Husband also relies on the provisions of ORS 107.135, which make modifications of compensatory spousal support more difficult, to support his view that the justifications for awarding compensatory spousal support should be the same as those necessary for a property award for enhanced earning capacity under the previous version of the statute. However, the fact that a higher standard applies to modifications of compensatory spousal support does not alter the language of ORS 107.105(1)(d)(B) specifically articulating the criteria for entitlement to an award of compensatory spousal support. As discussed above, put simply, the text of ORS 107.105(1)(d)(B) does not require that one spouse’s contribution to the other spouse’s education, training, vocational skills, career, or earning capacity have resulted in an actual *321increase in income, as did the former enhanced earning capacity statute, in order for a court to consider whether a compensatory spousal support award is just and equitable under the circumstances.
In applying the current version of ORS 107.105(1)(d)(B) to these circumstances, we first conclude that, as husband acknowledges, wife made significant financial and other contributions to his education, training, and career. Accordingly, wife has met the threshold requirement for the court to consider an award of compensatory spousal support. As explained above, that conclusion alone does not entitle wife to compensatory spousal support. The remaining question is whether such an award is “just and equitable in all of the circumstances.” ORS 107.105(1)(d)(B).
In determining whether compensatory spousal support is just and equitable in all of the circumstances of this case, we consider the nonexclusive list of factors that courts are to consider in deciding if such an award is just and equitable. ORS 107.105(1)(d)(B). That determination will necessarily be fact specific. Here, during their 30-year marriage, wife supported husband’s numerous educational and training efforts and career changes and moves by assuming the major responsibility for the parties’ home and children, working outside the home, and assisting husband with his studies. She agreed to husband’s liquidation of $28,000 in assets to allow him to pursue his education. Wife supported husband’s education and career with the understanding that the parties’joint efforts would ultimately pay off in improved financial circumstances. Wife did not receive reciprocal support from husband when she attempted to pursue her own educational and training opportunities, and she tailored the only employment she has had since 1988 to husband’s needs and preferences. As wife testified, when husband’s attorney asked why she should be “paid back” with compensatory spousal support:
“Q Well, my question, Ms. Austin, is do you need to be paid back with spousal support? Is there something that you need to be paid back for?
“A I’ve given him 31 years that I devoted to him and our family. I did everything, freed him up to work the shifts *322he desired, to go to the jobs he wanted, to take the schooling he wanted, to take away from our family. I supported him in everything we did, leaving myself without the wherewithal to support myself in the same manner that he has.”
Considering the extent of wife’s contribution, ORS 107.105(1)(d)(B)(i); the duration of the marriage, ORS 107.105(1)(d)(B)(ii); and the relative earning capacities of the parties, ORS 107.105(1)(d)(B)(iii), the trial court’s award of $250 per month of compensatory spousal spousal was just and equitable under the circumstances. ORS 107.105(1)(d)(B).3
Affirmed.

 Husband does not assign error on appeal to the trial court’s treatment of wife’s expected inheritance, although some of his arguments concerning support refer to the expected inheritance. The value of the inheritance was not definitively established at trial, but estimates of $65,000 and $79,000 were given.

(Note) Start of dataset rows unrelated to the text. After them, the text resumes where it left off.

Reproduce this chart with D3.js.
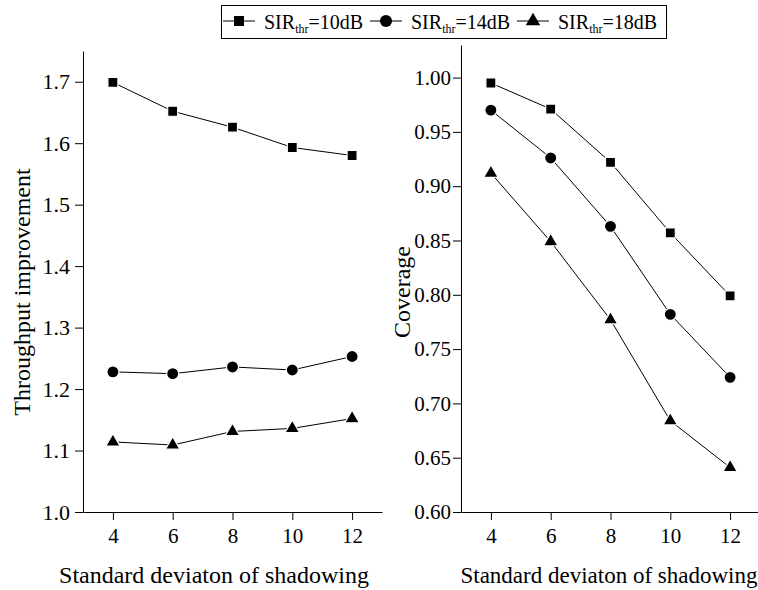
<!DOCTYPE html>
<html>
<head>
<meta charset="utf-8">
<script src="https://cdn.jsdelivr.net/npm/d3@7"></script>
<style>
  body { margin: 0; background: #fff; }
  svg text { font-family: "Liberation Serif", "Times New Roman", serif; fill: #000; }
</style>
</head>
<body>
<svg width="758" height="590"></svg>
<script>
// shadowing std deviation (x values)
var sd = [4, 6, 8, 10, 12];
var sirLabels = ["=10dB", "=14dB", "=18dB"];

// throughput improvement, one array per SIR threshold
var thr10 = [1.699, 1.652, 1.626, 1.593, 1.580];
var thr14 = [1.228, 1.225, 1.236, 1.231, 1.253];
var thr18 = [1.114, 1.109, 1.131, 1.136, 1.152];

// coverage
var cov10 = [0.995, 0.971, 0.922, 0.857, 0.799];
var cov14 = [0.970, 0.926, 0.863, 0.782, 0.724];
var cov18 = [0.912, 0.849, 0.777, 0.684, 0.641];

var leftTicks = [1.0, 1.1, 1.2, 1.3, 1.4, 1.5, 1.6, 1.7];
var rightTicks = [0.60, 0.65, 0.70, 0.75, 0.80, 0.85, 0.90, 0.95, 1.00];

var symbols = [d3.symbolSquare, d3.symbolCircle, d3.symbolTriangle];
var symSize = [100, 115, 90];
var serif = "Liberation Serif, Times New Roman, serif";

var svg = d3.select("svg");

var xL = d3.scaleLinear().domain([3, 13]).range([83, 382]);
var yL = d3.scaleLinear().domain([1.0, 1.75]).range([512, 51]);
var xR = d3.scaleLinear().domain([3, 13]).range([461, 760]);
var yR = d3.scaleLinear().domain([0.6, 1.03]).range([512, 45]);

function drawPanel(x, y, ticks, fmt, series, opt) {
  var g = svg.append("g");

  var xa = g.append("g")
      .attr("transform", "translate(0," + y.range()[0] + ")")
      .call(d3.axisBottom(x).tickValues(sd).tickSize(8).tickSizeOuter(0).tickPadding(8));
  xa.attr("font-family", serif).attr("font-size", 21);

  var ya = g.append("g")
      .attr("transform", "translate(" + x.range()[0] + ",0)")
      .call(d3.axisLeft(y).tickValues(ticks).tickFormat(d3.format(fmt)).tickSize(8).tickSizeOuter(0).tickPadding(opt.ypad));
  ya.attr("font-family", serif).attr("font-size", opt.yfs);

  g.selectAll(".domain, .tick line").attr("stroke", "#000").attr("stroke-width", 1);

  var line = d3.line()
      .x(function(d, i) { return x(sd[i]); })
      .y(function(d) { return y(d); });

  series.forEach(function(s, k) {
    g.append("path")
        .datum(s)
        .attr("fill", "none")
        .attr("stroke", "#000")
        .attr("stroke-width", 1)
        .attr("d", line);

    g.selectAll(".m" + k)
        .data(s)
        .enter()
      .append("path")
        .attr("class", "m" + k)
        .attr("transform", function(d, i) { return "translate(" + x(sd[i]) + "," + y(d) + ")"; })
        .attr("d", d3.symbol().type(symbols[k]).size(symSize[k]))
        .attr("fill", "#000")
        .attr("stroke", "#fff")
        .attr("stroke-width", 1.2);
  });

  g.append("text")
      .attr("transform", "translate(" + opt.ytx + ",292) rotate(-90)")
      .attr("text-anchor", "middle")
      .style("font-size", "24px")
      .text(opt.ytitle);

  g.append("text")
      .attr("x", opt.xtx)
      .attr("y", 583)
      .attr("text-anchor", "middle")
      .style("font-size", opt.xfs + "px")
      .text("Standard deviaton of shadowing");
}

drawPanel(xL, yL, leftTicks, ".1f", [thr10, thr14, thr18],
  { ytitle: "Throughput improvement", ytx: 30, xtx: 214, xfs: 24, yfs: 22, ypad: 5 });
drawPanel(xR, yR, rightTicks, ".2f", [cov10, cov14, cov18],
  { ytitle: "Coverage", ytx: 410, xtx: 609, xfs: 23, yfs: 21, ypad: 2 });

// legend
var legend = svg.append("g");
legend.append("rect")
    .attr("x", 221.5).attr("y", 5.5)
    .attr("width", 445).attr("height", 33)
    .attr("fill", "#fff")
    .attr("stroke", "#000");

var legX = [239, 386, 533];
sirLabels.forEach(function(lab, k) {
  var item = legend.append("g").attr("transform", "translate(" + legX[k] + ",21)");
  item.append("line").attr("x1", -16).attr("x2", 16).attr("y1", 0).attr("y2", 0).attr("stroke", "#000");
  item.append("path")
      .attr("d", d3.symbol().type(symbols[k]).size(symSize[k]))
      .attr("fill", "#000");
  var t = item.append("text")
      .attr("x", 25)
      .attr("y", 8)
      .style("font-size", "20px");
  t.append("tspan").text("SIR");
  t.append("tspan").attr("dy", 4).style("font-size", "12px").text("thr");
  t.append("tspan").attr("dy", -4).text(lab);
});
</script>
</body>
</html>
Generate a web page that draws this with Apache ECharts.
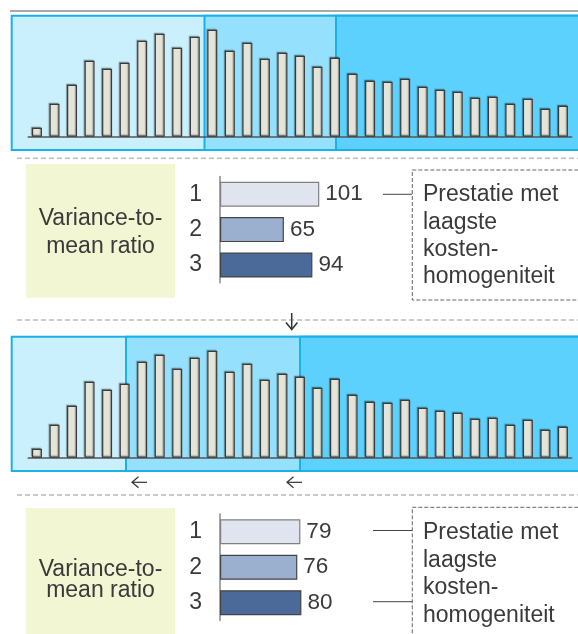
<!DOCTYPE html>
<html>
<head>
<meta charset="utf-8">
<script src="https://cdn.jsdelivr.net/npm/echarts@6/dist/echarts.min.js"></script>
<style>
html,body{margin:0;padding:0;background:#fff;}
#chart{width:578px;height:634px;}
</style>
</head>
<body>
<div id="chart"></div>
<script>
// ---- data ----
const periods = ['1','2','3','4','5','6','7','8','9','10','11','12','13','14','15','16','17','18','19','20','21','22','23','24','25','26','27','28','29','30','31'];
const costValues = [9, 33, 52, 76, 68, 74, 96, 103, 89, 100, 107, 86, 94, 78, 84, 81, 70, 79, 63, 56, 55, 58, 50, 47, 45, 39, 40, 33, 38, 28, 31];
const rankLabels = ['1', '2', '3'];
const vmrBefore = [101, 65, 94];
const vmrAfter = [79, 76, 80];
const vmrTitle = 'Variance-to-\nmean ratio';
const noteText = 'Prestatie met\nlaagste\nkosten-\nhomogeniteit';

// ---- styles ----
const rankColors = ['#dfe4ee', '#9bb0cf', '#4b6a99'];
const rankBorders = ['#808080', '#444444', '#444444'];
const FONT = 'Liberation Sans, Arial, sans-serif';
const TXT = '#3a3a3a';

const chart = echarts.init(document.getElementById('chart'), null, {renderer: 'canvas'});

function costSeries(idx) {
  return {
    type: 'bar', xAxisIndex: idx, yAxisIndex: idx,
    data: costValues, barWidth: 10, silent: true,
    itemStyle: {color: '#e4e4d8', borderColor: '#3a3a3a', borderWidth: 1.2,
      shadowColor: 'rgba(0,0,0,0.3)', shadowOffsetX: -1, shadowOffsetY: -1, shadowBlur: 1}
  };
}
function vmrSeries(idx, values) {
  return {
    type: 'bar', xAxisIndex: idx, yAxisIndex: idx, silent: true,
    barWidth: 25,
    data: values.map((v, i) => ({value: v, itemStyle: {color: rankColors[i], borderColor: rankBorders[i], borderWidth: 1.2}})),
    label: {show: true, position: 'right', distance: 6, fontSize: 22.5, color: TXT, fontFamily: FONT}
  };
}
function costX(idx) {
  return {gridIndex: idx, type: 'category', data: periods, boundaryGap: true,
    axisLine: {show: true, lineStyle: {color: '#555', width: 1.5}}, axisTick: {show: false}, axisLabel: {show: false}, splitLine: {show: false}};
}
function costY(idx) {
  return {gridIndex: idx, type: 'value', min: 0, max: 120, show: false, splitLine: {show: false}};
}
function vmrX(idx, max) {
  return {gridIndex: idx, type: 'value', min: 0, max: max, show: false, splitLine: {show: false}};
}
function vmrY(idx) {
  return {gridIndex: idx, type: 'category', data: rankLabels, inverse: true,
    axisLine: {show: true, lineStyle: {color: '#888', width: 1.5}}, axisTick: {show: false},
    axisLabel: {fontSize: 23, color: TXT, margin: 18, fontFamily: FONT}};
}

const dashStyle = {stroke: '#bbb', lineWidth: 1.5, lineDash: [5, 3]};
function hline(x1, x2, y, style, z) {
  return {type: 'line', shape: {x1: x1, y1: y, x2: x2, y2: y}, style: style, z: z || 5, silent: true};
}
function rect(x, y, w, h, fill, stroke, z) {
  return {type: 'rect', shape: {x: x, y: y, width: w, height: h}, style: {fill: fill, stroke: stroke || null, lineWidth: stroke ? 2 : 0}, z: z, silent: true};
}
const blue = '#19b1e9';
const graphics = [
  hline(10, 578, 11, {stroke: '#aaa', lineWidth: 2}),
  // top panel
  rect(11.7, 15.7, 600, 134.3, '#caf0fe', blue, -3),
  rect(204.5, 15.7, 400, 134.3, '#95e1fd', blue, -2),
  rect(336, 15.7, 300, 134.3, '#5dd1fd', blue, -1),
  hline(17, 578, 158.3, dashStyle),
  // first info block
  rect(26, 164, 149, 133.7, '#f2f6d3', null, -1),
  {type: 'text', x: 100.5, y: 232.7, style: {text: vmrTitle, font: '23px ' + FONT, fill: TXT, align: 'center', verticalAlign: 'middle', lineHeight: 27.3}, z: 5, silent: true},
  {type: 'rect', shape: {x: 412.3, y: 170, width: 200, height: 130}, style: {fill: null, stroke: '#666', lineWidth: 1, lineDash: [4, 2]}, z: 5, silent: true},
  hline(383, 412, 194.3, {stroke: '#444', lineWidth: 1}),
  {type: 'text', x: 423, y: 181.6, style: {text: noteText, font: '23px ' + FONT, fill: TXT, align: 'left', verticalAlign: 'top', lineHeight: 27.1}, z: 5, silent: true},
  hline(17, 578, 320, dashStyle),
  // down arrow
  {type: 'line', shape: {x1: 291.7, y1: 313, x2: 291.7, y2: 329}, style: {stroke: '#333', lineWidth: 1.5}, z: 6, silent: true},
  {type: 'polyline', shape: {points: [[286, 322.5], [291.7, 329.5], [297.4, 322.5]]}, style: {stroke: '#333', lineWidth: 1.5, fill: null}, z: 6, silent: true},
  // bottom panel
  rect(11.7, 336.7, 600, 134.3, '#caf0fe', blue, -3),
  rect(126, 336.7, 500, 134.3, '#95e1fd', blue, -2),
  rect(300, 336.7, 300, 134.3, '#5dd1fd', blue, -1),
  // left arrows
  hline(132, 147, 482.3, {stroke: '#333', lineWidth: 1.2}),
  {type: 'polyline', shape: {points: [[138.5, 476.8], [132, 482.3], [138.5, 487.8]]}, style: {stroke: '#333', lineWidth: 1.2, fill: null}, z: 6, silent: true},
  hline(287, 302, 482.3, {stroke: '#333', lineWidth: 1.2}),
  {type: 'polyline', shape: {points: [[293.5, 476.8], [287, 482.3], [293.5, 487.8]]}, style: {stroke: '#333', lineWidth: 1.2, fill: null}, z: 6, silent: true},
  hline(17, 578, 495, dashStyle),
  // second info block
  rect(26, 508.3, 149, 140, '#f2f6d3', null, -1),
  {type: 'text', x: 100.5, y: 580.2, style: {text: vmrTitle, font: '23px ' + FONT, fill: TXT, align: 'center', verticalAlign: 'middle', lineHeight: 21}, z: 5, silent: true},
  {type: 'rect', shape: {x: 412.3, y: 507.3, width: 200, height: 160}, style: {fill: null, stroke: '#666', lineWidth: 1, lineDash: [4, 2]}, z: 5, silent: true},
  hline(373, 412, 530.5, {stroke: '#444', lineWidth: 1}),
  hline(373, 412, 601.7, {stroke: '#444', lineWidth: 1}),
  {type: 'text', x: 423, y: 518.5, style: {text: noteText, font: '23px ' + FONT, fill: TXT, align: 'left', verticalAlign: 'top', lineHeight: 27.8}, z: 5, silent: true}
];

const option = {
  animation: false,
  backgroundColor: '#fff',
  grid: [
    {left: 28.2, top: 16.7, width: 543.5, height: 120},
    {left: 28.2, top: 337.7, width: 543.5, height: 120},
    {left: 220, top: 176.5, width: 200, height: 106.2},
    {left: 220, top: 514, width: 200, height: 106.5}
  ],
  xAxis: [costX(0), costX(1), vmrX(2, 203.5), vmrX(3, 196.6)],
  yAxis: [costY(0), costY(1), vmrY(2), vmrY(3)],
  series: [costSeries(0), costSeries(1), vmrSeries(2, vmrBefore), vmrSeries(3, vmrAfter)],
  graphic: graphics
};
chart.setOption(option);
</script>
</body>
</html>
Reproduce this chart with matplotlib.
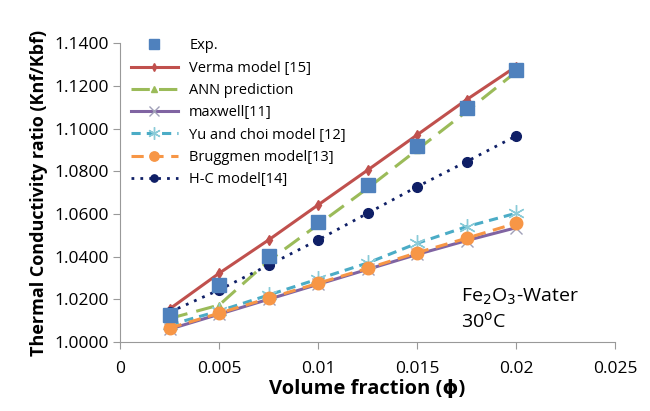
import matplotlib.pyplot as plt

plt.rcParams["font.family"] = ["Open Sans", "DejaVu Sans"]

vol_frac = [0.0025, 0.005, 0.0075, 0.01, 0.0125, 0.015, 0.0175, 0.02]

exp_vals = [1.0127, 1.0267, 1.0403, 1.0563, 1.0735, 1.0919, 1.1095, 1.1276]
verma_vals = [1.0155, 1.0322, 1.0478, 1.0642, 1.0805, 1.0970, 1.1135, 1.1290]
ann_vals = [1.0110, 1.0173, 1.0380, 1.0550, 1.0720, 1.0900, 1.1080, 1.1265]
maxwell_vals = [1.0060, 1.0130, 1.0200, 1.0270, 1.0340, 1.0410, 1.0475, 1.0535]
yu_choi_vals = [1.0080, 1.0145, 1.0220, 1.0295, 1.0370, 1.0462, 1.0540, 1.0603]
bruggmen_vals = [1.0065, 1.0135, 1.0205, 1.0275, 1.0345, 1.0418, 1.0486, 1.0556]
hc_vals = [1.0140, 1.0244, 1.0360, 1.0478, 1.0603, 1.0727, 1.0845, 1.0965]

x_ticks = [0, 0.005, 0.01, 0.015, 0.02, 0.025]
x_tick_labels = ["0", "0.005", "0.01", "0.015", "0.02", "0.025"]
y_ticks = [1.0, 1.02, 1.04, 1.06, 1.08, 1.10, 1.12, 1.14]

fig = plt.figure(figsize=(6.5, 4.11), dpi=100)
ax = fig.add_axes([0.185, 0.168, 0.761, 0.727])

ax.plot(vol_frac, verma_vals, color="#C0504D", lw=2.2, marker="d", ms=5,
        label="Verma model [15]", zorder=3)
ax.plot(vol_frac, ann_vals, color="#9BBB59", lw=2.2, ls=(0, (6, 3)), marker="^", ms=5,
        label="ANN prediction", zorder=3)
ax.plot(vol_frac, maxwell_vals, color="#8064A2", lw=2.2, marker="x", ms=9, mec="#A0A0B8",
        label="maxwell[11]", zorder=3)
ax.plot(vol_frac, yu_choi_vals, color="#4BACC6", lw=2.2, ls=(0, (3, 2)), marker=(6, 2, 0),
        ms=12, mec="#8ACBD8", mew=1, label="Yu and choi model [12]", zorder=3)
ax.plot(vol_frac, bruggmen_vals, color="#F79646", lw=2.2, ls=(0, (4, 2.5)), marker="o", ms=9,
        label="Bruggmen model[13]", zorder=4)
ax.plot(vol_frac, hc_vals, color="#0F1F66", lw=2, ls=(0, (1, 2.2)), marker="o", ms=7,
        label="H-C model[14]", zorder=4)
ax.plot(vol_frac, exp_vals, color="#4F81BD", ls="none", marker="s", ms=10,
        label="Exp.", zorder=5)

ax.set_xlim(0, 0.025)
ax.set_ylim(1.0, 1.14)
ax.set_xticks(x_ticks)
ax.set_xticklabels(x_tick_labels)
ax.set_yticks(y_ticks)
ax.set_yticklabels([f"{v:.4f}" for v in y_ticks])
ax.tick_params(axis="both", labelsize=12.5, color="#999999", direction="out", length=5)
ax.tick_params(axis="x", pad=9)

for side in ["top", "right"]:
    ax.spines[side].set_visible(False)
for side in ["left", "bottom"]:
    ax.spines[side].set_color("#999999")

ax.set_xlabel("Volume fraction (ϕ)", fontsize=14.5, fontweight="bold", labelpad=1)
ax.set_ylabel("Thermal Conductivity ratio (Knf/Kbf)", fontsize=13, fontweight="bold")

handles, labels = ax.get_legend_handles_labels()
order = [6, 0, 1, 2, 3, 4, 5]
ax.legend([handles[i] for i in order], [labels[i] for i in order],
          loc="upper left", bbox_to_anchor=(-0.005, 1.06), frameon=False,
          fontsize=10.5, handlelength=3.2, labelspacing=0.5, markerscale=0.75)

ax.text(0.0172, 1.005, "Fe$_2$O$_3$-Water\n30$^{\\mathrm{o}}$C", fontsize=14, va="bottom",
        linespacing=1.25)

fig.savefig("out.png", dpi=100)
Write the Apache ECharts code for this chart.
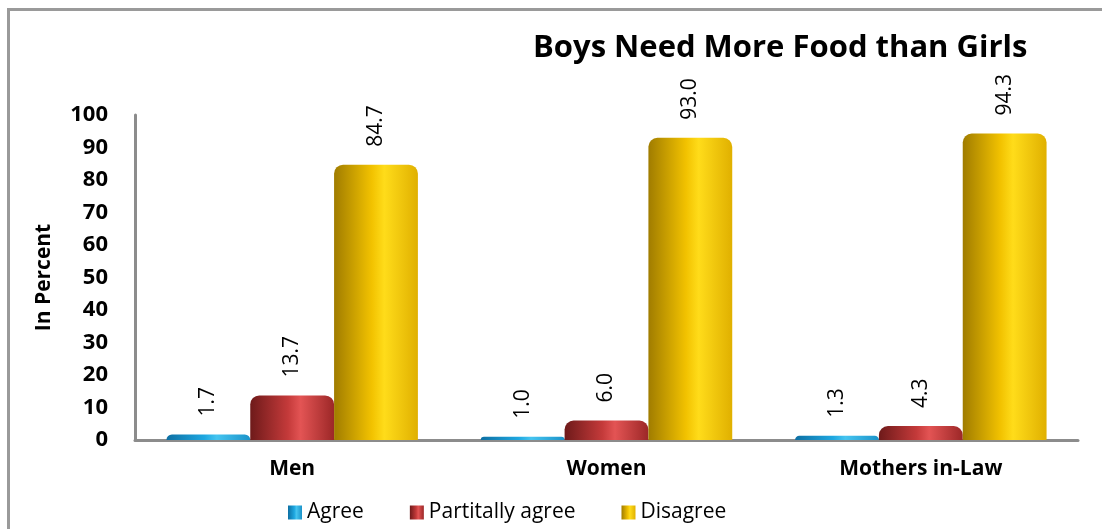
<!DOCTYPE html>
<html>
<head>
<meta charset="utf-8">
<script src="https://cdn.jsdelivr.net/npm/echarts@6/dist/echarts.min.js"></script>
<style>
  html, body { margin: 0; padding: 0; background: #fff; }
  #chart { width: 1102px; height: 529px; }
</style>
</head>
<body>
<div id="chart"></div>
<script>
// Survey groups and responses (percent)
const categories = ['Men', 'Women', 'Mothers in-Law'];
const agree = [1.7, 1.0, 1.3];
const partiallyAgree = [13.7, 6.0, 4.3];
const disagree = [84.7, 93.0, 94.3];
const seriesNames = ['Agree', 'Partitally agree', 'Disagree'];
const yTicks = [0, 10, 20, 30, 40, 50, 60, 70, 80, 90, 100];

const FONT = '"Open Sans", "Noto Sans", sans-serif';

// Horizontal gradient that gives each bar a cylinder look
function cylinder(dark, mid, light, edge) {
  return new echarts.graphic.LinearGradient(0, 0, 1, 0, [
    { offset: 0, color: dark },
    { offset: 0.45, color: mid },
    { offset: 0.6, color: light },
    { offset: 1, color: edge }
  ]);
}

const colors = [
  cylinder('#0d6fa3', '#1ea7e0', '#45c4f0', '#1b93c9'),
  cylinder('#6e1a1a', '#c43a3a', '#e35454', '#9c2727'),
  cylinder('#a07c00', '#f2c200', '#ffdc1a', '#e0b000')
];

function barSeries(name, data, color) {
  return {
    name: name,
    type: 'bar',
    data: data,
    barGap: '0%',
    barCategoryGap: '20%',
    itemStyle: { color: color, borderRadius: [9, 9, 0, 0] },
    label: {
      show: true,
      position: 'top',
      rotate: 90,
      align: 'left',
      verticalAlign: 'middle',
      distance: 18,
      fontFamily: FONT,
      fontSize: 21,
      color: '#000',
      formatter: p => p.value.toFixed(1)
    }
  };
}

const chart = echarts.init(document.getElementById('chart'), null, { renderer: 'canvas' });
chart.setOption({
  animation: false,
  title: {
    text: 'Boys Need More Food than Girls',
    left: 528,
    top: 28,
    textStyle: { fontFamily: FONT, fontSize: 31, fontWeight: 'bold', color: '#000' }
  },
  legend: {
    data: seriesNames,
    left: 283,
    top: 497,
    itemWidth: 14,
    itemHeight: 14,
    itemGap: 46,
    icon: 'rect',
    textStyle: { fontFamily: FONT, fontSize: 21, color: '#000' }
  },
  grid: { left: 135, right: 24, top: 115, bottom: 89, containLabel: false },
  xAxis: {
    type: 'category',
    data: categories,
    axisLine: { lineStyle: { color: '#8c8c8c', width: 3 } },
    axisTick: { show: false },
    axisLabel: {
      fontFamily: FONT, fontSize: 21, fontWeight: 'bold', color: '#000', margin: 19
    }
  },
  yAxis: {
    type: 'value',
    min: yTicks[0],
    max: yTicks[yTicks.length - 1],
    interval: 10,
    name: 'In Percent',
    nameLocation: 'middle',
    nameGap: 80,
    nameTextStyle: { fontFamily: FONT, fontSize: 21, fontWeight: 'bold', color: '#000' },
    axisLine: { show: true, lineStyle: { color: '#8c8c8c', width: 3 } },
    axisTick: { show: false },
    splitLine: { show: false },
    axisLabel: {
      fontFamily: FONT, fontSize: 22, fontWeight: 'bold', color: '#000', margin: 27
    }
  },
  graphic: [{
    type: 'rect',
    left: 6,
    top: 7,
    shape: { width: 1200, height: 600 },
    style: { fill: 'none', stroke: '#9a9a9a', lineWidth: 3 },
    silent: true,
    z: -1
  }],
  series: [
    barSeries(seriesNames[0], agree, colors[0]),
    barSeries(seriesNames[1], partiallyAgree, colors[1]),
    barSeries(seriesNames[2], disagree, colors[2])
  ]
});
</script>
</body>
</html>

 The minor changes made to ORS 107.105 in 2001 and 2003, even assuming they would retroactively apply to this appeal, would have no effect on the issues in this case. See Or Laws 2003, ch 576, § 109; Or Laws 2001, ch 873, § 5.

 Although, in view of our holding, it is not necessary to address wife’s cross-assignment of error regarding the classification of spousal support, we note that the assignment of error would require the modification of the ‘Judgment on appeal,” ORAP 5.57(2)(a), and, accordingly, required a cross-appeal.